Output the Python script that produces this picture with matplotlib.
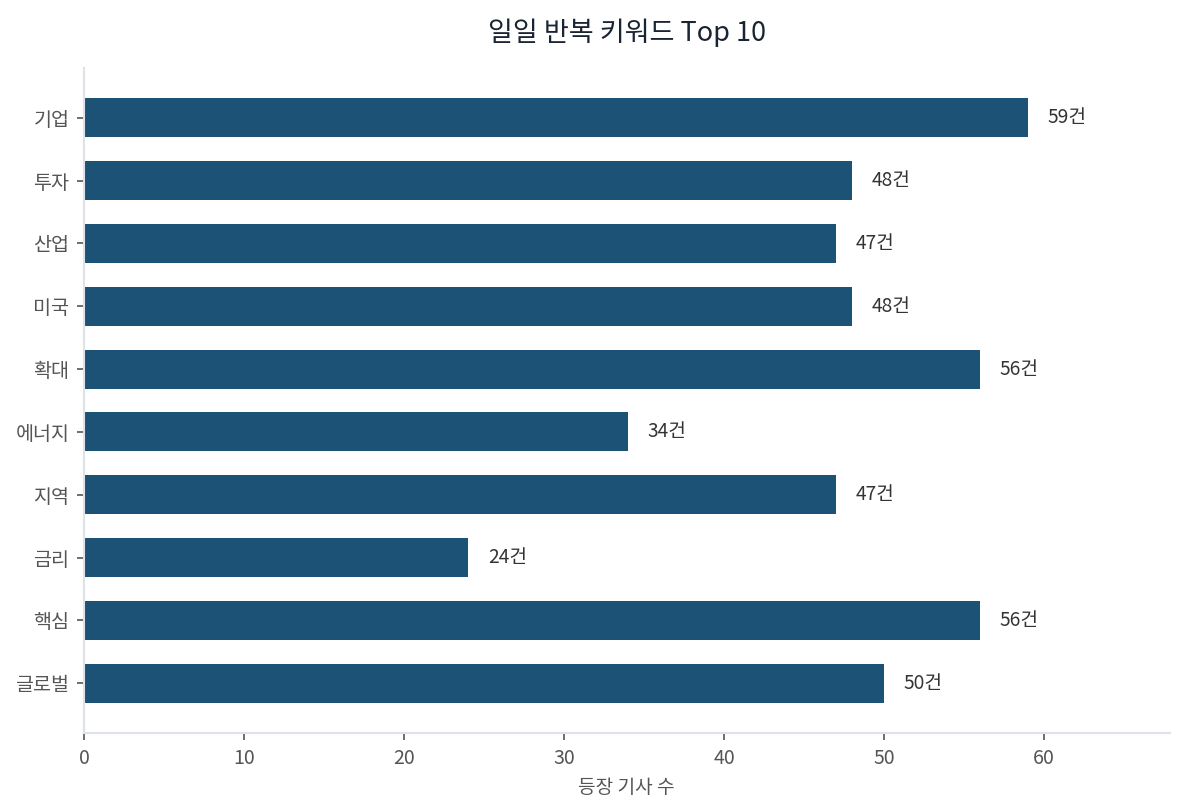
import matplotlib
matplotlib.use("Agg")
import matplotlib.pyplot as plt

plt.rcParams['font.family'] = ['Noto Sans CJK KR', 'DejaVu Sans']

keywords = ["기업", "투자", "산업", "미국", "확대", "에너지", "지역", "금리", "핵심", "글로벌"]
counts = [59, 48, 47, 48, 56, 34, 47, 24, 56, 50]
title = "일일 반복 키워드 Top 10"
xlabel = "등장 기사 수"

bar_color = "#1b5276"
spine_color = "#dde3e8"
text_gray = "#555555"

fig = plt.figure(figsize=(7.9, 8.09 * 7.9 / 11.85), dpi=150)
ax = fig.add_axes([0.0709, 0.094, 0.987 - 0.0709, 0.822])

ypos = list(range(len(keywords)))
ax.barh(ypos, counts, height=0.62, color=bar_color)
ax.invert_yaxis()
ax.set_yticks(ypos)
ax.set_yticklabels(keywords)
ax.set_xlim(0, max(counts) * 1.15)

for y, v in zip(ypos, counts):
    ax.annotate(f"{v}건", xy=(v, y), xytext=(9.5, 0), textcoords="offset points",
                va="center", ha="left", fontsize=9.2, color="#333333")

for s in ["top", "right"]:
    ax.spines[s].set_visible(False)
for s in ["left", "bottom"]:
    ax.spines[s].set_color(spine_color)
    ax.spines[s].set_linewidth(1.0)

ax.tick_params(axis="both", colors=text_gray, labelsize=9.4, length=3.5, width=0.8)
ax.set_xlabel(xlabel, fontsize=9.2, color=text_gray, labelpad=4)
ax.set_title(title, fontsize=13, color="#1a2533", pad=13)

fig.savefig("out.png", dpi=150, facecolor="white")
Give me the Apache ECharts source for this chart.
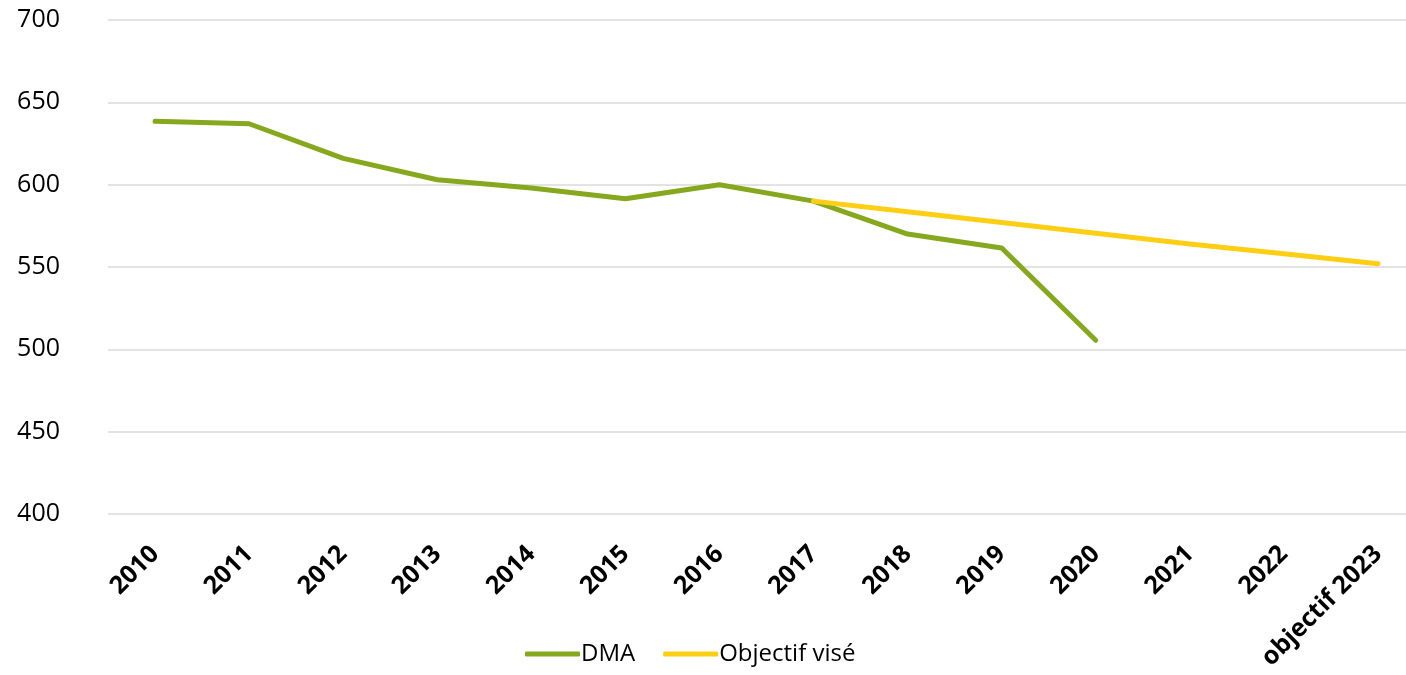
# # # # # # #
*INSTRUCTIONS FOR THE TASK*: Each line of the data should be quoted exactly, with pictures left out.

*ANSWER TO THE EXERCISE*:
Output the Python script that produces this picture with matplotlib.
import matplotlib
matplotlib.use("Agg")
import matplotlib.pyplot as plt

plt.rcParams['font.family'] = ['Noto Sans CJK KR', 'DejaVu Sans']

keywords = ["기업", "투자", "산업", "미국", "확대", "에너지", "지역", "금리", "핵심", "글로벌"]
counts = [59, 48, 47, 48, 56, 34, 47, 24, 56, 50]
title = "일일 반복 키워드 Top 10"
xlabel = "등장 기사 수"

bar_color = "#1b5276"
spine_color = "#dde3e8"
text_gray = "#555555"

fig = plt.figure(figsize=(7.9, 8.09 * 7.9 / 11.85), dpi=150)
ax = fig.add_axes([0.0709, 0.094, 0.987 - 0.0709, 0.822])

ypos = list(range(len(keywords)))
ax.barh(ypos, counts, height=0.62, color=bar_color)
ax.invert_yaxis()
ax.set_yticks(ypos)
ax.set_yticklabels(keywords)
ax.set_xlim(0, max(counts) * 1.15)

for y, v in zip(ypos, counts):
    ax.annotate(f"{v}건", xy=(v, y), xytext=(9.5, 0), textcoords="offset points",
                va="center", ha="left", fontsize=9.2, color="#333333")

for s in ["top", "right"]:
    ax.spines[s].set_visible(False)
for s in ["left", "bottom"]:
    ax.spines[s].set_color(spine_color)
    ax.spines[s].set_linewidth(1.0)

ax.tick_params(axis="both", colors=text_gray, labelsize=9.4, length=3.5, width=0.8)
ax.set_xlabel(xlabel, fontsize=9.2, color=text_gray, labelpad=4)
ax.set_title(title, fontsize=13, color="#1a2533", pad=13)

fig.savefig("out.png", dpi=150, facecolor="white")
Give me the Apache ECharts source for this chart.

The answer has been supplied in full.